Приведем хотя бы такой пример. Дельбрюк укрепил свое мировое имя военного историка своим сочинением, доказавшим, что король Фридрих только и мог следовать стратегии на истощение. С некоторого времени он защищает, однако, взгляд, что Фридрих, хотя ему и угрожала враждебная коалиция, начал Семилетнюю войну по собственному желанию, чтобы завоевать курфюрство Саксонию и вознаградить ее низложенного курфюрста королевством Богемией; последнюю же Габсбурги не могли отдать, не расшатав вконец своей власти. Этой теорией Дельбрюк далеко перещеголял своего противника Бернгарди, который, хотя и держался высокого мнения о мнимой стратегии на уничтожение Фридриха, все же не допускал мысли о том, чтобы король думал или мог предполагать, что ему удастся продиктовать условия мира на валах Вены.

Без исторического материализма как руководящей нити исторического изыскания невозможно последовательное и цельное понимание истории.
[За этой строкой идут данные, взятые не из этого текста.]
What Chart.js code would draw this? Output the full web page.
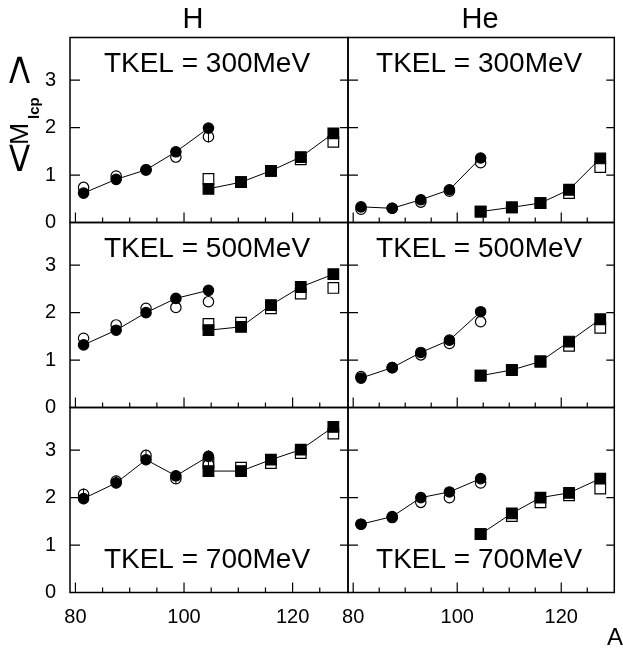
<!DOCTYPE html>
<html>
<head>
<meta charset="utf-8">
<script src="https://cdn.jsdelivr.net/npm/chart.js@4.4.1/dist/chart.umd.min.js"></script>
<style>
  body { margin: 0; background: #fff; }
  #wrap { position: relative; width: 623px; height: 652px; overflow: hidden; }
  #wrap canvas { position: absolute; left: 0; top: 0; }
</style>
</head>
<body>
<div id="wrap"></div>
<script>
// mass number A of the fragments (circles = light, squares = heavy)
var circleA = [81.5, 87.5, 93, 98.5, 104.5];
var squareA = [104.5, 110.5, 116, 121.5, 127.5];

// <M_lcp> for H, filled / open markers
var h300Dot  = [0.62, 0.91, 1.11, 1.49, 1.99];
var h300Ring = [0.74, 0.98, 1.11, 1.38, 1.81];
var h300Sq   = [0.71, 0.85, 1.09, 1.38, 1.88];
var h300Box  = [0.92, 0.85, 1.09, 1.33, 1.70];

var h500Dot  = [1.32, 1.63, 2.00, 2.30, 2.47];
var h500Ring = [1.46, 1.74, 2.09, 2.11, 2.23];
var h500Sq   = [1.63, 1.70, 2.16, 2.54, 2.81];
var h500Box  = [1.76, 1.79, 2.09, 2.40, 2.52];

var h700Dot  = [1.98, 2.31, 2.80, 2.46, 2.87];
var h700Ring = [2.07, 2.35, 2.89, 2.40, 2.70];
var h700Sq   = [2.56, 2.56, 2.80, 3.01, 3.49];
var h700Box  = [2.73, 2.63, 2.73, 2.94, 3.35];

// <M_lcp> for He
var he300Dot  = [0.33, 0.30, 0.48, 0.69, 1.36];
var he300Ring = [0.28, 0.30, 0.43, 0.66, 1.26];
var he300Sq   = [0.23, 0.32, 0.41, 0.69, 1.35];
var he300Box  = [0.23, 0.32, 0.41, 0.62, 1.17];

var he500Dot  = [0.62, 0.84, 1.16, 1.42, 2.02];
var he500Ring = [0.65, 0.84, 1.11, 1.35, 1.81];
var he500Sq   = [0.67, 0.79, 0.97, 1.39, 1.86];
var he500Box  = [0.67, 0.79, 0.97, 1.30, 1.68];

var he700Dot  = [1.44, 1.60, 2.00, 2.12, 2.40];
var he700Ring = [1.44, 1.58, 1.90, 2.00, 2.31];
var he700Sq   = [1.23, 1.67, 2.00, 2.10, 2.40];
var he700Box  = [1.23, 1.61, 1.90, 2.05, 2.19];

// error bars (only where they stick out of the markers)
var h300RingErr = [0, 0, 0, 0, 0.12];
var h700DotErr  = [0.12, 0.12, 0.12, 0.1, 0.13];
var h700RingErr = [0.12, 0.12, 0.12, 0.1, 0.13];
var h700SqErr   = [0, 0, 0, 0, 0.1];

var columns = ['H', 'He'];
var energies = ['300MeV', '500MeV', '700MeV'];

var FONT = '"Liberation Sans", Arial, Helvetica, sans-serif';
var colLeft = [70, 348], colRight = [348, 626];
var rowTop = [37.5, 222.5, 407.5], rowBottom = [222.5, 407.5, 592.5];
var titleX = [193, 480];

var panels = [
    { row: 0, col: 0, dot: h300Dot, ring: h300Ring, sq: h300Sq, box: h300Box, ringErr: h300RingErr },
    { row: 0, col: 1, dot: he300Dot, ring: he300Ring, sq: he300Sq, box: he300Box },
    { row: 1, col: 0, dot: h500Dot, ring: h500Ring, sq: h500Sq, box: h500Box },
    { row: 1, col: 1, dot: he500Dot, ring: he500Ring, sq: he500Sq, box: he500Box },
    { row: 2, col: 0, dot: h700Dot, ring: h700Ring, sq: h700Sq, box: h700Box, dotErr: h700DotErr, ringErr: h700RingErr, sqErr: h700SqErr },
    { row: 2, col: 1, dot: he700Dot, ring: he700Ring, sq: he700Sq, box: he700Box }
];

function pts(xs, ys, errs) {
    return xs.map(function(x, i) { return { x: x, y: ys[i], e: errs ? errs[i] : 0 }; });
}

function series(xs, ys, errs, style, filled, line) {
    return {
        data: pts(xs, ys, errs),
        showLine: line,
        borderColor: '#000',
        borderWidth: 1,
        pointStyle: style,
        pointRadius: style === 'rect' ? 7.5 : 5.2,
        pointBorderWidth: 1.2,
        pointBackgroundColor: filled ? '#000' : '#fff',
        pointBorderColor: '#000',
        clip: false
    };
}

// frame, inward ticks, error bars and the texts
var panelDeco = {
    id: 'panelDeco',
    afterDatasetsDraw: function(chart) {
        var p = chart.options.plugins.panelDeco;
        var ctx = chart.ctx, a = chart.chartArea;
        var xs = chart.scales.x, ys = chart.scales.y;
        ctx.save();

        // error bars
        ctx.strokeStyle = '#000';
        ctx.lineWidth = 1;
        chart.data.datasets.forEach(function(ds) {
            ds.data.forEach(function(d) {
                if (!d.e) return;
                var px = xs.getPixelForValue(d.x);
                ctx.beginPath();
                ctx.moveTo(px, ys.getPixelForValue(d.y - d.e));
                ctx.lineTo(px, ys.getPixelForValue(d.y + d.e));
                ctx.stroke();
            });
        });

        // ticks pointing inwards
        ctx.lineWidth = 1.2;
        xs.ticks.forEach(function(t) {
            var px = xs.getPixelForValue(t.value);
            if (px < a.left + 2 || px > a.right - 2) return;
            var len = t.value % 20 === 0 ? 10 : 5;
            ctx.beginPath();
            ctx.moveTo(px, a.bottom);
            ctx.lineTo(px, a.bottom - len);
            ctx.stroke();
        });
        ys.ticks.forEach(function(t) {
            var py = ys.getPixelForValue(t.value);
            if (py > a.bottom - 2) return;
            ctx.beginPath();
            ctx.moveTo(a.left, py);
            ctx.lineTo(a.left + 10, py);
            ctx.moveTo(a.right, py);
            ctx.lineTo(a.right - 8, py);
            ctx.stroke();
        });

        // frame
        ctx.lineWidth = 1.5;
        ctx.strokeRect(a.left, a.top, a.right - a.left, a.bottom - a.top);

        // energy label
        ctx.fillStyle = '#000';
        ctx.font = '28px ' + FONT;
        ctx.textAlign = 'center';
        ctx.textBaseline = 'alphabetic';
        var cx = (a.left + a.right) / 2 - 2;
        var by = p.row === 2 ? a.bottom - 24.5 : a.top + 34;
        ctx.fillText('TKEL = ' + energies[p.row], cx, by);

        // column title
        if (p.row === 0) {
            ctx.font = '29px ' + FONT;
            ctx.fillText(columns[p.col], titleX[p.col], 28);
        }

        // axis titles
        if (p.row === 2 && p.col === 1) {
            ctx.font = '24px ' + FONT;
            ctx.textAlign = 'left';
            ctx.fillText('A', 607, 645);
        }
        if (p.row === 0 && p.col === 0) {
            ctx.translate(28, 171);
            ctx.rotate(-Math.PI / 2);
            ctx.textAlign = 'left';
            ctx.font = '40px ' + FONT;
            ctx.save();
            ctx.scale(1.35, 1);
            ctx.fillText('<', -2, 4.5);
            ctx.restore();
            ctx.font = '26.5px ' + FONT;
            ctx.fillText('M', 26, 0);
            ctx.font = 'bold 15px ' + FONT;
            ctx.fillText('lcp', 52, 11);
            ctx.font = '40px ' + FONT;
            ctx.save();
            ctx.translate(88, 0);
            ctx.scale(1.35, 1);
            ctx.fillText('>', -2, 4.5);
            ctx.restore();
        }
        ctx.restore();
    }
};

var wrap = document.getElementById('wrap');

panels.forEach(function(p) {
    var cv = document.createElement('canvas');
    cv.width = 623;
    cv.height = 652;
    wrap.appendChild(cv);

    var axisW = colLeft[p.col];
    var axisH = 652 - rowBottom[p.row];

    new Chart(cv.getContext('2d'), {
        type: 'scatter',
        data: {
            datasets: [
                series(circleA, p.dot, p.dotErr, 'circle', true, true),
                series(squareA, p.sq, p.sqErr, 'rect', true, true),
                series(circleA, p.ring, p.ringErr, 'circle', false, false),
                series(squareA, p.box, p.boxErr, 'rect', false, false)
            ]
        },
        options: {
            responsive: false,
            animation: false,
            events: [],
            layout: {
                padding: {
                    left: 0,
                    top: rowTop[p.row],
                    right: 623 - colRight[p.col],
                    bottom: 0
                }
            },
            plugins: {
                legend: { display: false },
                tooltip: { enabled: false },
                panelDeco: p
            },
            scales: {
                x: {
                    type: 'linear',
                    min: 79,
                    max: 130.2,
                    grid: { display: false },
                    border: { display: false },
                    afterFit: function(s) { s.height = axisH; },
                    ticks: {
                        display: p.row === 2,
                        stepSize: 5,
                        includeBounds: false,
                        autoSkip: false,
                        maxRotation: 0,
                        padding: 5,
                        color: '#000',
                        font: { family: FONT, size: 20 },
                        callback: function(v) { return v % 20 === 0 ? String(v) : ''; }
                    }
                },
                y: {
                    type: 'linear',
                    min: 0,
                    max: 3.9,
                    grid: { display: false },
                    border: { display: false },
                    afterFit: function(s) { s.width = axisW; },
                    ticks: {
                        display: p.col === 0,
                        stepSize: 1,
                        includeBounds: false,
                        padding: 6,
                        color: '#000',
                        font: { family: FONT, size: 20 }
                    }
                }
            }
        },
        plugins: [panelDeco]
    });
});
</script>
</body>
</html>
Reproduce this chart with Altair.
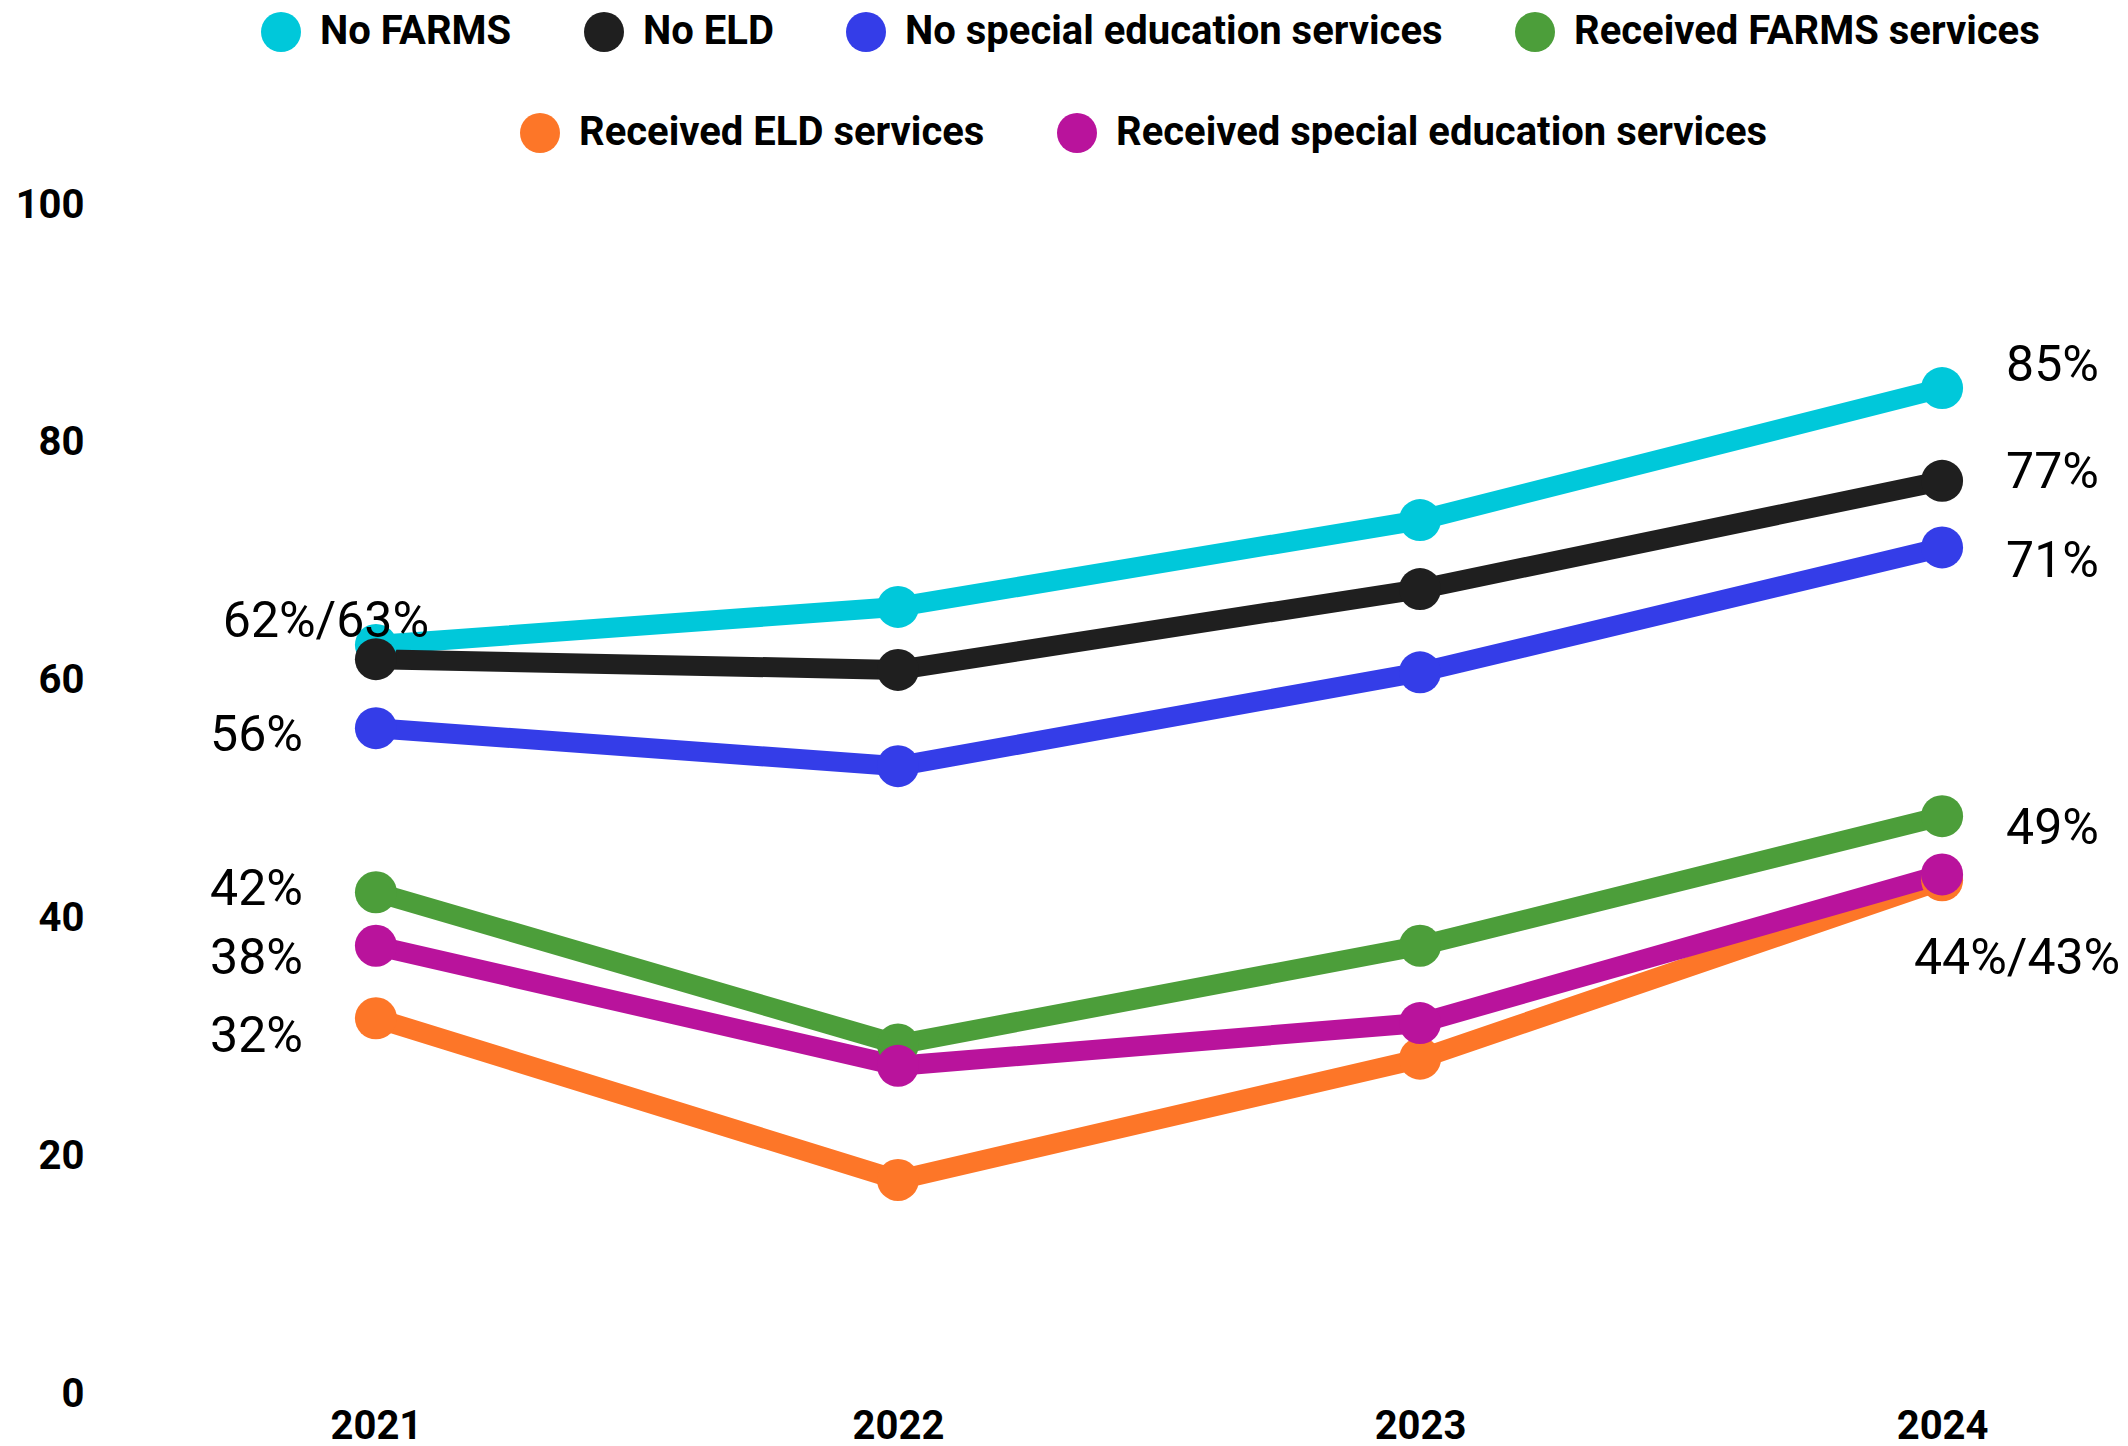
import altair as alt
import pandas as pd

years = ["2021", "2022", "2023", "2024"]
series = [
    "No FARMS",
    "No ELD",
    "No special education services",
    "Received FARMS services",
    "Received ELD services",
    "Received special education services",
]
colors = ["#00c8da", "#1f1f1f", "#343de8", "#4c9e3a", "#fd7628", "#b9139c"]

no_farms = [63.0, 66.2, 73.5, 84.6]
no_eld = [61.8, 60.9, 67.7, 76.8]
no_sped = [56.0, 52.8, 60.7, 71.2]
farms = [42.2, 29.4, 37.7, 48.6]
eld = [31.6, 18.0, 28.2, 43.2]
sped = [37.7, 27.6, 31.2, 43.7]
values = [no_farms, no_eld, no_sped, farms, eld, sped]

# annotation labels
label_text = ["62%/63%", "56%", "42%", "38%", "32%", "85%", "77%", "71%", "49%", "44%/43%"]
label_year = ["2021", "2021", "2021", "2021", "2021", "2024", "2024", "2024", "2024", "2024"]
label_y = [64.9, 55.3, 42.4, 36.6, 30.0, 86.5, 77.5, 70.0, 47.5, 36.6]
label_group = ["lc", "l", "l", "l", "l", "r", "r", "r", "r", "rc"]

rows = []
for s, vals in zip(series, values):
    for y, v in zip(years, vals):
        rows.append({"series": s, "year": y, "value": v})
df = pd.DataFrame(rows)

lab = pd.DataFrame({"text": label_text, "year": label_year, "value": label_y, "group": label_group})

row1 = series[:4]
row2 = series[4:]

FONT = "Roboto"

x_enc = alt.X(
    "year:O",
    scale=alt.Scale(type="point", padding=0.3408),
    axis=alt.Axis(
        title=None, labelAngle=0, ticks=False, tickSize=0, domain=False, grid=False,
        labelFont=FONT, labelFontSize=40, labelFontWeight="bold", labelColor="#000000",
        labelPadding=32, labelBaseline="middle",
    ),
)
y_enc = alt.Y(
    "value:Q",
    scale=alt.Scale(domain=[0, 100], nice=False),
    axis=alt.Axis(
        title=None, values=[0, 20, 40, 60, 80, 100], ticks=False, tickSize=0, domain=False,
        grid=False, labelFont=FONT, labelFontSize=40, labelFontWeight="bold",
        labelColor="#000000", labelPadding=114,
    ),
)

base = alt.Chart(df)

lines = base.mark_line(strokeWidth=20).encode(
    x=x_enc,
    y=y_enc,
    stroke=alt.Stroke("series:N", scale=alt.Scale(domain=series, range=colors), legend=None),
    detail="series:N",
)

def legend(lx, ly):
    return alt.Legend(
        orient="none", legendX=lx, legendY=ly, direction="horizontal", title=None,
        labelFont=FONT, labelFontSize=40, labelFontWeight="bold", labelColor="#000000",
        labelLimit=2000, symbolType="circle", symbolSize=1600, symbolStrokeWidth=0,
        symbolOpacity=1, columnPadding=72, labelOffset=19,
    )

pts1 = alt.Chart(df[df["series"].isin(row1)]).mark_circle(size=1764, opacity=1).encode(
    x=alt.X("year:O"),
    y=alt.Y("value:Q"),
    color=alt.Color("series:N", scale=alt.Scale(domain=row1, range=colors[:4]), legend=legend(63, -193)),
)
pts2 = alt.Chart(df[df["series"].isin(row2)]).mark_circle(size=1764, opacity=1).encode(
    x=alt.X("year:O"),
    y=alt.Y("value:Q"),
    fill=alt.Fill("series:N", scale=alt.Scale(domain=row2, range=colors[4:]), legend=legend(322, -92)),
)

def text_layer(group, align, dx):
    return alt.Chart(lab[lab["group"] == group]).mark_text(
        align=align, baseline="middle", dx=dx, font=FONT, fontSize=50, color="#000000"
    ).encode(x=alt.X("year:O"), y=alt.Y("value:Q"), text="text:N")

texts = [
    text_layer("l", "right", -73),
    text_layer("lc", "center", -50),
    text_layer("r", "left", 64),
    text_layer("rc", "center", 75),
]

chart = alt.layer(lines, pts1, pts2, *texts).properties(
    width=1922,
    height=1189,
    padding={"left": 198, "top": 205, "right": 4, "bottom": 52},
    autosize=alt.AutoSizeParams(type="none"),
    background="white",
).configure_view(stroke=None)

chart.save("out.html", embed_options={"renderer": "svg", "actions": False})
Только таким образом можно разрешить и те военно-исторические проблемы, которые выдвинуты на первый план современной войны: о наступательной и оборонительной войнах, о сущности коалиционной войны и т. д.; сделав здесь ряд экскурсий в историю и попытавшись найти с их помощью основные линии правильного понимания, мы в ближайшее же время перейдем к рассмотрению вышеозначенных вопросов.